Ottawa has internally acknowledged that it created a complicated and lengthy process to apply for status and that it is not well understood, as The Globe and Mail reported recently. That process is typically not quick: The federal government says waiting times for simple cases are between six and eight months, and, in complex cases, up to two years.
Speaking to a Senate committee Tuesday, Ms. Dyck also raised issues with what’s known as the second-generation cut-off. The federal rule, which took effect in 1985, legislates that after two consecutive generations of mixed status relationships – where one parent has status, and the other does not – children can no longer receive status.
“It is critically important to eliminate the second-generation cut-off,” Ms. Dyck said.
In a June, 2022, report, the Senate committee on Indigenous peoples made nine recommendations to address discrimination in provisions around Indian status, particularly against women, as well as existing difficulties in the application process.
For more than 100 years, up until 1985, federal laws mandated that any First Nations woman who married a non-status man be stripped of her status. Legislative changes that year, as well as over the past decade, have attempted to remedy the harms of past laws, allowing certain people to be newly registered.

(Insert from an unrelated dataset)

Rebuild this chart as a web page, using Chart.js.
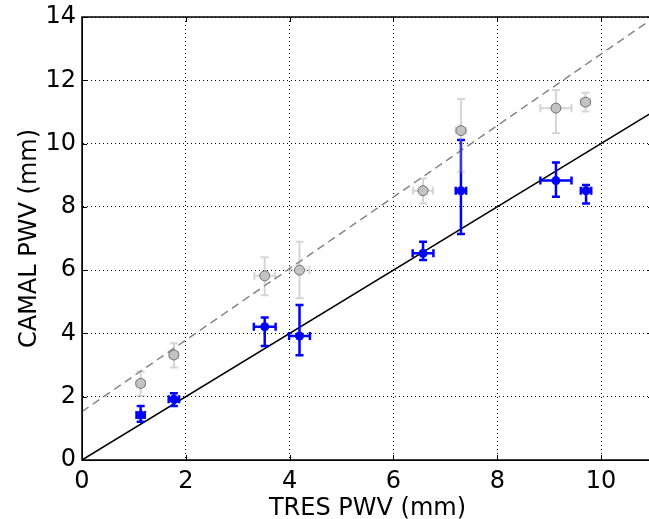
<!DOCTYPE html>
<html><head><meta charset="utf-8">
<script src="https://cdn.jsdelivr.net/npm/chart.js@4"></script>
<style>html,body{margin:0;padding:0;overflow:hidden;background:#fff}#wrap{width:660px;height:519px}</style>
</head><body><div id="wrap"><canvas id="c" width="660" height="519"></canvas></div>
<script>
// ---- data ----
const xTicks = [0, 2, 4, 6, 8, 10];
const yTicks = [0, 2, 4, 6, 8, 10, 12, 14];

const blueX = [1.13, 1.77, 3.52, 4.19, 6.57, 7.30, 9.13, 9.71];
const blueY = [1.42, 1.92, 4.21, 3.92, 6.53, 8.51, 8.83, 8.51];
const blueXErr = [0.08, 0.10, 0.21, 0.20, 0.20, 0.10, 0.30, 0.10];
const blueYErrUp = [0.29, 0.19, 0.29, 0.98, 0.37, 1.60, 0.57, 0.18];
const blueYErrDown = [0.21, 0.21, 0.61, 0.61, 0.21, 1.37, 0.51, 0.40];

const grayX = [1.13, 1.77, 3.52, 4.19, 6.57, 7.30, 9.13, 9.70];
const grayY = [2.42, 3.32, 5.82, 6.00, 8.51, 10.41, 11.12, 11.31];
const grayXErr = [0.08, 0.08, 0.20, 0.19, 0.19, 0.10, 0.30, 0.09];
const grayYErrUp = [0.37, 0.37, 0.59, 0.90, 0.39, 1.00, 0.57, 0.30];
const grayYErrDown = [0.40, 0.40, 0.61, 0.89, 0.40, 1.30, 0.79, 0.30];

const lineX = [0, 11];
const oneToOneY = [0, 11];
const fitY = [1.53, 13.96];

// ---- chart ----
const FONT = {family: 'DejaVu Sans', size: 24, lineHeight: 1.2};
const pts = (xs, ys) => xs.map((v, i) => ({x: v, y: ys[i]}));

const errorBars = {
  id: 'errorBars',
  beforeDatasetDraw(chart, args) {
    const ds = chart.data.datasets[args.index];
    const e = ds.err;
    if (!e) return;
    const sx = chart.scales.x, sy = chart.scales.y, c = chart.ctx;
    c.save();
    c.strokeStyle = e.color;
    c.lineWidth = e.width;
    c.beginPath();
    for (let i = 0; i < e.x.length; i++) {
      const px = sx.getPixelForValue(e.x[i]);
      const py = sy.getPixelForValue(e.y[i]);
      const x1 = sx.getPixelForValue(e.x[i] - e.xe[i]);
      const x2 = sx.getPixelForValue(e.x[i] + e.xe[i]);
      const yt = sy.getPixelForValue(e.y[i] + e.up[i]);
      const yb = sy.getPixelForValue(e.y[i] - e.dn[i]);
      const cap = e.cap;
      c.moveTo(x1, py); c.lineTo(x2, py);
      c.moveTo(px, yt); c.lineTo(px, yb);
      c.moveTo(x1, py - cap); c.lineTo(x1, py + cap);
      c.moveTo(x2, py - cap); c.lineTo(x2, py + cap);
      c.moveTo(px - cap, yt); c.lineTo(px + cap, yt);
      c.moveTo(px - cap, yb); c.lineTo(px + cap, yb);
    }
    c.stroke();
    c.restore();
  }
};

const frame = {
  id: 'frame',
  afterDatasetsDraw(chart) {
    const {left, right, top, bottom} = chart.chartArea;
    const c = chart.ctx;
    const sx = chart.scales.x, sy = chart.scales.y;
    c.save();
    c.strokeStyle = '#000';
    c.lineWidth = 1;
    c.beginPath();
    xTicks.forEach(v => {
      const p = Math.round(sx.getPixelForValue(v)) + 0.5;
      c.moveTo(p, bottom); c.lineTo(p, bottom - 5);
      c.moveTo(p, top); c.lineTo(p, top + 5);
    });
    yTicks.forEach(v => {
      const p = Math.round(sy.getPixelForValue(v)) + 0.5;
      c.moveTo(left, p); c.lineTo(left + 5, p);
      c.moveTo(right, p); c.lineTo(right - 5, p);
    });
    c.stroke();
    c.lineWidth = 1.5;
    c.strokeRect(left, top, right - left, bottom - top);
    c.restore();
  }
};

new Chart(document.getElementById('c'), {
  type: 'scatter',
  data: {
    datasets: [
      {
        label: 'gray', order: 1,
        data: pts(grayX, grayY),
        backgroundColor: 'rgba(195,195,195,1)',
        borderColor: 'rgba(90,90,90,0.8)',
        borderWidth: 1, pointRadius: 5,
        err: {x: grayX, y: grayY, xe: grayXErr, up: grayYErrUp, dn: grayYErrDown,
              color: 'rgba(150,150,150,0.4)', width: 2, cap: 4}
      },
      {
        label: 'blue', order: 2,
        data: pts(blueX, blueY),
        backgroundColor: '#0000ff', borderColor: '#0000ff',
        borderWidth: 0, pointRadius: 4.5,
        err: {x: blueX, y: blueY, xe: blueXErr, up: blueYErrUp, dn: blueYErrDown,
              color: '#0000ff', width: 2.5, cap: 4}
      },
      {
        label: 'one', order: 3, type: 'line',
        data: pts(lineX, oneToOneY),
        borderColor: '#000', borderWidth: 1.5, pointRadius: 0, fill: false
      },
      {
        label: 'fit', order: 4, type: 'line',
        data: pts(lineX, fitY),
        borderColor: '#808080', borderWidth: 1.4, borderDash: [8, 5], pointRadius: 0, fill: false
      }
    ]
  },
  options: {
    responsive: false,
    animation: false,
    devicePixelRatio: 1,
    layout: {padding: {left: 0, right: 7, top: 17, bottom: 0}},
    plugins: {legend: {display: false}, tooltip: {enabled: false}},
    scales: {
      x: {
        type: 'linear', min: 0, max: 11,
        afterBuildTicks: s => { s.ticks = xTicks.map(v => ({value: v})); },
        afterFit: s => { s.height = 59; s.paddingLeft = 0; s.paddingRight = 0; },
        ticks: {font: FONT, color: '#000', padding: 7, maxRotation: 0},
        grid: {color: '#000', lineWidth: 1, drawTicks: false},
        border: {display: true, color: '#000', width: 1, dash: [1, 3]},
        title: {display: true, text: 'TRES PWV (mm)', font: FONT, color: '#000', padding: {top: 0, bottom: -4}}
      },
      y: {
        type: 'linear', min: 0, max: 14,
        afterBuildTicks: s => { s.ticks = yTicks.map(v => ({value: v})); },
        afterFit: s => { s.width = 82; s.paddingTop = 0; s.paddingBottom = 0; },
        ticks: {font: FONT, color: '#000', padding: 6},
        grid: {color: '#000', lineWidth: 1, drawTicks: false},
        border: {display: true, color: '#000', width: 1, dash: [1, 3]},
        title: {display: true, text: 'CAMAL PWV (mm)', font: FONT, color: '#000', padding: {top: 15, bottom: 0}}
      }
    }
  },
  plugins: [errorBars, frame]
});
</script>
</body></html>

The Senate committee has been focused on one such amendment, Bill S-3, which made changes in two stages, in 2017 and 2019. Bill S-3 allows descendants of First Nations women who had their status taken away – as early as 1869 – to register for status. The federal government estimates that several hundred thousand people became newly eligible for status as a result. Yet, so far, it has only led to the registration of around 39,500 people.

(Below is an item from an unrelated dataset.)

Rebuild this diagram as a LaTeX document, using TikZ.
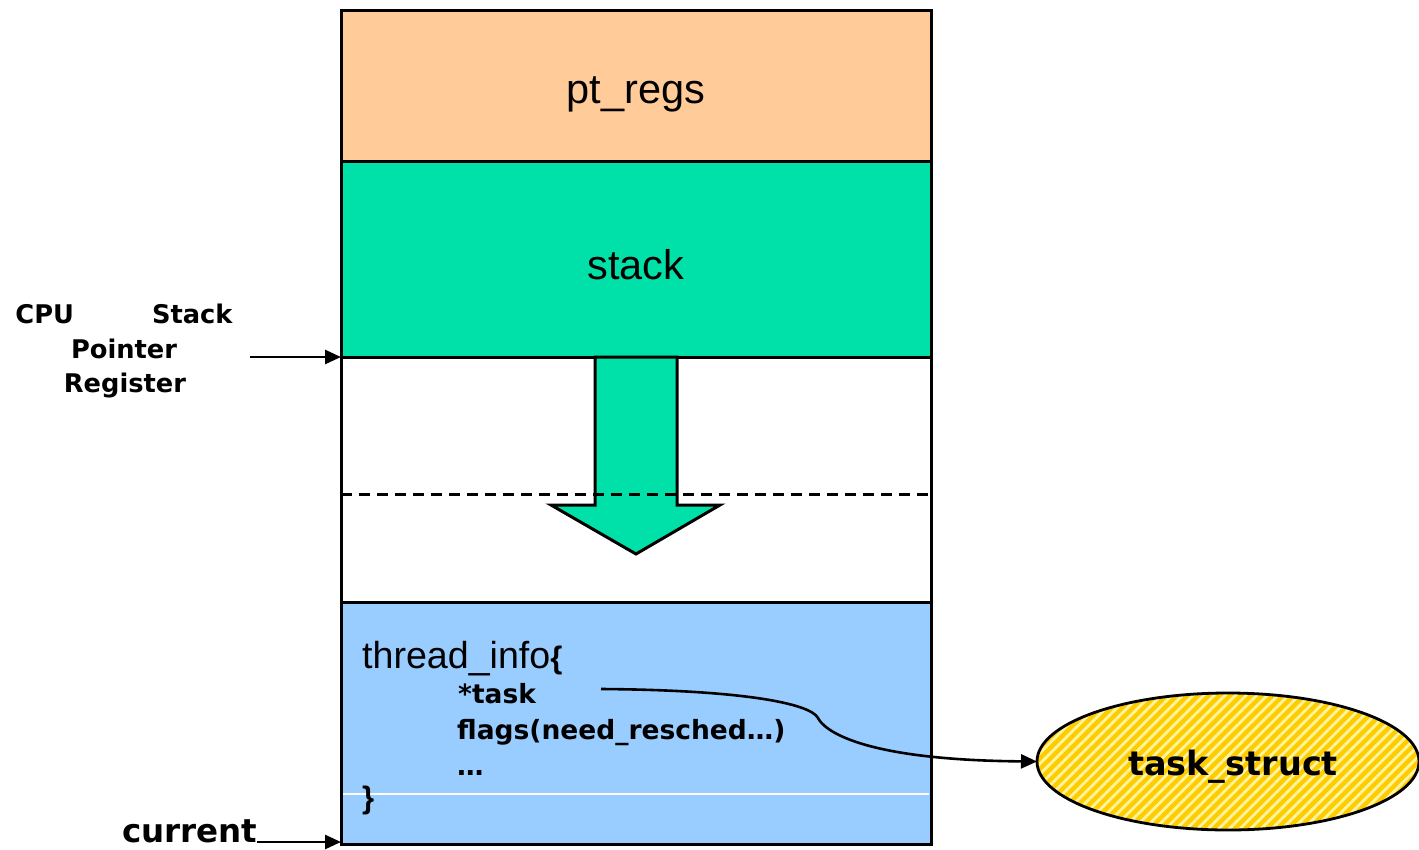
\documentclass[tikz,border=0pt]{standalone}
\usepackage{fontspec}
\setmainfont{Liberation Sans}
\newfontfamily\tagfont{DejaVu Sans}
\usetikzlibrary{arrows.meta,patterns.meta,shapes.geometric}

\definecolor{regpeach}{HTML}{FFCC99}
\definecolor{stackgreen}{HTML}{00E1A9}
\definecolor{infoblue}{HTML}{99CCFF}
\definecolor{taskgold}{HTML}{FFCC00}
\definecolor{taskstripe}{HTML}{FFF5A0}

\begin{document}
\begin{tikzpicture}[x=1pt,y=-1pt,
  region/.style={rectangle,draw=black,line width=3pt,minimum width=590pt,
    inner sep=0pt,outer sep=0pt},
  biglabel/.style={font=\fontsize{41.5}{48}\selectfont,inner sep=0pt,anchor=base},
  codelabel/.style={font=\fontsize{37.6}{44}\selectfont,inner sep=0pt,anchor=base west},
  fieldlabel/.style={font=\tagfont\bfseries\fontsize{26.5}{32}\selectfont,
    inner sep=0pt,anchor=base west},
  sidelabel/.style={font=\tagfont\bfseries\fontsize{25.7}{35}\selectfont,
    inner sep=0pt,anchor=base},
  pointer/.style={line width=2.6pt,-{Triangle[length=16pt,width=14pt]}},
  growarrow/.style={draw=black,line width=3pt,fill=stackgreen,line join=miter},
  limitline/.style={line width=3pt,dash pattern=on 11pt off 7pt},
]
\useasboundingbox (0,0) rectangle (1419,849);

% kernel stack page, top to bottom
\node[region,fill=regpeach,minimum height=151pt] (ptregs) at (636,85.5) {};
\node[region,fill=stackgreen,minimum height=196pt] (stackarea) at (636,259) {};
\node[region,fill=white,minimum height=245pt] (freearea) at (636,479.5) {};
\node[region,fill=infoblue,minimum height=242pt] (tinfo) at (636,723) {};

% direction of stack growth
\draw[growarrow] (595,357) -- (595,505) -- (551,505) -- (636,554)
  -- (720,505) -- (677,505) -- (677,357) -- cycle;

% stack limit
\draw[limitline] (341,494) -- (931,494);

% thin separator inside thread_info
\draw[white,line width=1.2pt] (343,794) -- (929,794);

% region titles
\node[biglabel] (ptregstext) at (636,103) {pt\_regs};
\node[biglabel] (stacktext) at (636,279) {stack};

% thread_info contents
\node[codelabel] (tihead) at (362,668)
  {thread\_info{\bfseries\fontsize{31}{36}\selectfont\{}};
\node[fieldlabel] (taskfield) at (458,703) {*task};
\node[fieldlabel] (flagsfield) at (457,739) {flags(need\_resched…)};
\node[fieldlabel] (morefields) at (457,775) {…};
\node[codelabel] (tiend) at (362,808) {\bfseries\fontsize{31}{36}\selectfont\}};

% stack pointer label
\node[sidelabel] (cpuline) at (124,323) {\hbox to 217pt{CPU\hfill Stack}};
\node[sidelabel] (pointerline) at (124,358) {Pointer};
\node[sidelabel] (registerline) at (125,392) {Register};
\coordinate (sptail) at (250,357);
\draw[pointer] (sptail) -- (freearea.north west);

% current pointer
\node[font=\tagfont\bfseries\fontsize{32.5}{38}\selectfont,inner sep=0pt,
  anchor=base west] (currentlabel) at (122,842) {current};
\coordinate (curtail) at (257,842);
\draw[pointer] (curtail) -- (curtail -| tinfo.west);

% task_struct
\node[ellipse,minimum width=382pt,minimum height=137pt,inner sep=0pt,outer sep=0pt,
  draw=black,line width=2.8pt,preaction={fill=taskgold},
  pattern={Lines[angle=45,distance=7.5pt,line width=2.8pt]},pattern color=taskstripe]
  (tstruct) at (1228,761.5) {};
\node[font=\tagfont\bfseries\fontsize{33.5}{40}\selectfont,inner sep=0pt,anchor=base]
  (taskname) at (1233,775) {task\_struct};

% *task -> task_struct
\coordinate (taskptr) at (601,689);
\draw[pointer] (taskptr) .. controls (740,690) and (810,703) .. (818,718)
  .. controls (824,730) and (860,760) .. (tstruct.west);
\end{tikzpicture}
\end{document}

Ms. Dyck, who championed Bill S-3 ahead of her retirement in 2020, said the government is not providing clear information about who is eligible to register, citing concerns from confused applicants.

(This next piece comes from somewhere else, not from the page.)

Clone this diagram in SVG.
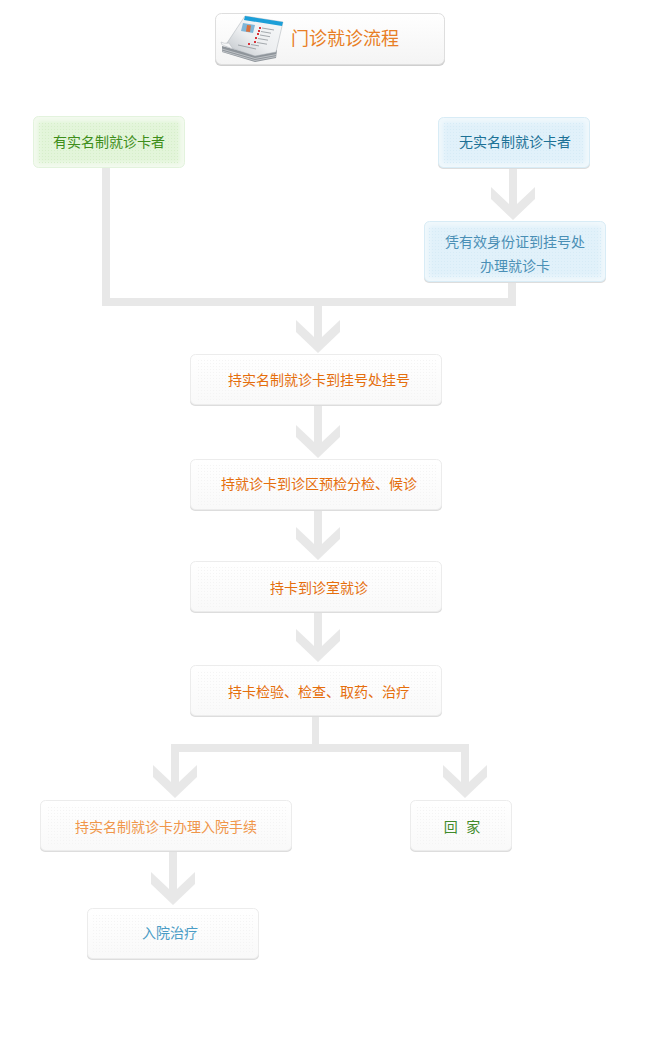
<svg xmlns="http://www.w3.org/2000/svg" width="665" height="1044" viewBox="0 0 665 1044">
<style>
text{font-family:"Noto Sans CJK SC","Noto Sans",sans-serif;font-size:14px;text-anchor:middle}
.line{fill:#e8e8e8;stroke:none}
.shadow{fill:#dddddd}
.w{fill:url(#gw);stroke:#ececec}
.g{fill:#f3faef;stroke:#e3f3dd}
.b{fill:#f0f8fc;stroke:#d8ecf6}
.o{fill:#e56e0c}
</style>
<defs>
<linearGradient id="gw" x1="0" y1="0" x2="0" y2="1"><stop offset="0" stop-color="#fff"/><stop offset="1" stop-color="#f9f9f9"/></linearGradient>
<linearGradient id="gt" x1="0" y1="0" x2="0" y2="1"><stop offset="0" stop-color="#fff"/><stop offset="1" stop-color="#f4f4f4"/></linearGradient>
<linearGradient id="gp" x1="1" y1="0" x2="0" y2="1"><stop offset="0" stop-color="#f8f9fa"/><stop offset=".55" stop-color="#eceef0"/><stop offset="1" stop-color="#bcc1c6"/></linearGradient>
<pattern id="pw" width="3" height="3" patternUnits="userSpaceOnUse"><rect width="1" height="1" fill="#f4f4f4"/></pattern>
<pattern id="pg" width="3" height="3" patternUnits="userSpaceOnUse"><rect width="1" height="1" fill="#d6eeca"/></pattern>
<pattern id="pb" width="3" height="3" patternUnits="userSpaceOnUse"><rect width="1" height="1" fill="#d6ebf6"/></pattern>
<filter id="soft" x="-10%" y="-20%" width="120%" height="140%"><feGaussianBlur stdDeviation="2"/></filter>
<polygon id="head" class="line" points="-22,0 -4,17 -4,-6 4,-6 4,17 22,0 22,12 0,33 -22,12"/>
</defs>
<rect width="665" height="1044" fill="#fff"/>

<g id="connectors">
<path class="line" d="M102 167h8v131h398v-16h8v24H102z"/>
<rect class="line" x="314" y="305" width="8" height="24"/><use href="#head" x="318" y="320"/>
<rect class="line" x="509" y="168" width="8" height="28"/><use href="#head" x="513" y="187"/>
<rect class="line" x="314" y="405" width="8" height="28"/><use href="#head" x="318" y="425"/>
<rect class="line" x="314" y="510" width="8" height="25"/><use href="#head" x="318" y="527"/>
<rect class="line" x="314" y="612" width="8" height="25"/><use href="#head" x="318" y="629"/>
<path class="line" d="M312 716h7v28h150v30h-8v-22H179v22h-8v-30h141z"/>
<use href="#head" x="175" y="765"/><use href="#head" x="465" y="765"/>
<rect class="line" x="169" y="851" width="8" height="28"/><use href="#head" x="173" y="872"/>
</g>

<g id="title">
<rect class="shadow" x="215" y="15" width="230" height="51" rx="6" fill="#cfcfcf" style="fill:#cfcfcf"/>
<rect x="215.500" y="13.500" width="229" height="51" rx="6" fill="url(#gt)" stroke="#dedede"/>
<polygon points="222,46 222,52 255,62 276,58 277,50 255,55" fill="#8e949a"/>
<path d="M222 49L255 58.500L276.500 54.500M222 51L255 60.500L276.300 56.500" stroke="#d4d7da" stroke-width=".7" fill="none"/>
<polygon points="245,16 283,22 276,52 255,56 225,46" fill="url(#gp)" stroke="#a9aeb4" stroke-width=".5"/>
<path d="M225 46Q220.500 45 221 42Q224 44 229 43L233 49z" fill="#f4f5f6" stroke="#b0b5ba" stroke-width=".5"/>
<polygon points="245,16 283,22 282,26 244,20" fill="#1c9fd8"/>
<polygon points="243,23 255,25 253,33 241,31" fill="#7fb6d8"/>
<polygon points="247,25 251,25.500 250,32 246,31.500" fill="#d9703c"/>
<g fill="#d8333a"><rect x="259" y="27" width="2" height="2"/><rect x="258" y="30" width="2" height="2"/><rect x="257" y="33" width="2" height="2"/><rect x="255" y="37" width="2" height="2"/><rect x="254" y="41" width="2" height="2"/><rect x="248" y="43" width="2" height="2"/></g>
<path d="M262 28l12 2M261 31.500l10 1.700M260 35l10 1.700M258 38.500l10 1.700M257 42.500l10 1.700M251 44.500l8 1.400M238 45l18 4" stroke="#8f959b" stroke-width=".8" fill="none"/>
<text x="345" y="45" style="font-size:18px;fill:#e87e25">门诊就诊流程</text>
</g>

<g id="n1">
<rect x="33.500" y="116.500" width="151" height="51" rx="5" class="g"/>
<rect x="38" y="121" width="142" height="42" rx="2" fill="#e3f5da" filter="url(#soft)"/>
<rect x="38" y="121" width="142" height="42" fill="url(#pg)"/>
<text x="109" y="147" fill="#3e8e1a">有实名制就诊卡者</text>
</g>
<g id="n2">
<rect class="shadow" x="438" y="119" width="152" height="50" rx="5"/>
<rect x="438.500" y="117.500" width="151" height="50" rx="5" class="b"/>
<rect x="443" y="122" width="142" height="41" rx="2" fill="#e1f1fa" filter="url(#soft)"/>
<rect x="443" y="122" width="142" height="41" fill="url(#pb)"/>
<text x="515" y="147" fill="#1d7196">无实名制就诊卡者</text>
</g>
<g id="n3">
<rect class="shadow" x="424" y="223" width="182" height="60" rx="5"/>
<rect x="424.500" y="221.500" width="181" height="60" rx="5" class="b"/>
<rect x="429" y="226" width="172" height="51" rx="2" fill="#e1f1fa" filter="url(#soft)"/>
<rect x="429" y="226" width="172" height="51" fill="url(#pb)"/>
<text x="515" y="247" fill="#4a8fb5">凭有效身份证到挂号处</text>
<text x="515" y="271" fill="#4a8fb5">办理就诊卡</text>
</g>
<g id="n4">
<rect class="shadow" x="190" y="356" width="252" height="50" rx="5"/>
<rect x="190.500" y="354.500" width="251" height="50" rx="5" class="w"/>
<rect x="196" y="360" width="240" height="40" fill="url(#pw)"/>
<text x="319" y="385" class="o">持实名制就诊卡到挂号处挂号</text>
</g>
<g id="n5">
<rect class="shadow" x="190" y="461" width="252" height="50" rx="5"/>
<rect x="190.500" y="459.500" width="251" height="50" rx="5" class="w"/>
<rect x="196" y="465" width="240" height="40" fill="url(#pw)"/>
<text x="319" y="489" class="o">持就诊卡到诊区预检分检、候诊</text>
</g>
<g id="n6">
<rect class="shadow" x="190" y="563" width="252" height="50" rx="5"/>
<rect x="190.500" y="561.500" width="251" height="50" rx="5" class="w"/>
<rect x="196" y="567" width="240" height="40" fill="url(#pw)"/>
<text x="319" y="593" class="o">持卡到诊室就诊</text>
</g>
<g id="n7">
<rect class="shadow" x="190" y="667" width="252" height="50" rx="5"/>
<rect x="190.500" y="665.500" width="251" height="50" rx="5" class="w"/>
<rect x="196" y="671" width="240" height="40" fill="url(#pw)"/>
<text x="319" y="697" class="o">持卡检验、检查、取药、治疗</text>
</g>
<g id="n8">
<rect class="shadow" x="40" y="802" width="252" height="50" rx="5"/>
<rect x="40.500" y="800.500" width="251" height="50" rx="5" class="w"/>
<rect x="46" y="806" width="240" height="40" fill="url(#pw)"/>
<text x="166" y="832" fill="#f0964a">持实名制就诊卡办理入院手续</text>
</g>
<g id="n9">
<rect class="shadow" x="410" y="802" width="102" height="50" rx="5"/>
<rect x="410.500" y="800.500" width="101" height="50" rx="5" class="w"/>
<rect x="416" y="806" width="90" height="40" fill="url(#pw)"/>
<text x="462" y="832" fill="#3f8a2a" xml:space="preserve" style="word-spacing:1px">回  家</text>
</g>
<g id="n10">
<rect class="shadow" x="87" y="910" width="172" height="50" rx="5"/>
<rect x="87.500" y="908.500" width="171" height="50" rx="5" class="w"/>
<rect x="93" y="914" width="160" height="40" fill="url(#pw)"/>
<text x="170" y="938" fill="#4a9cc6">入院治疗</text>
</g>
</svg>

Advocates who testified Tuesday took issue with the federal government’s response to the committee’s recommendations, which Ottawa provided in late February. For instance, the government rejected a recommendation to repeal non-liability clauses that currently prevent the possibility of compensating women whose status was taken from them.
Ottawa also did not take up the committee’s recommendation to repeal the second-generation cut-off, saying instead, that Indigenous Services Canada would launch a consultation process over it. Ms. Dyck called this response “disconcerting,” but not surprising.
In her testimony, Shelagh Day, chair of the human rights committee at the Canadian Feminist Alliance for International Action and advocate to end sex-based discrimination in the Indian Act, reminded the committee of a 2019 report on registration issues by Claudette Dumont-Smith, which also called for a consultation process around ending the second-generation cut off.
“That’s four years ago – nothing has happened. Why is that? There’s a reluctance, here, to do anything about it,” she said.
Ottawa created the second-generation cut-off in 1985, when it ended provisions that took away the status of First Nations women who married non-status men. It meant that children born after 1985 to one parent with status and another without would receive a status designation known as 6(2). If a person with 6(2) status later has a child with someone without status, their child is not eligible to have status.
Sharon McIvor, who won a legal case over sex discrimination in the Indian Act, which resulted in legislative amendments in 2011, told the committee that it is unacceptable that processing timelines for Canadian passports and for status cards do not match up. (As of late February, it took an average of three months for applicants to receive a secure status card, according to Indigenous Services.)
She also addressed delays with the government’s application process to receive status.
“We have women that have been waiting for years – and they’re dying before they get their status,” she said. “I’m getting old now and I’ve been working at this for a long, long time, and small steps forward were made, but delay, delay, delay.”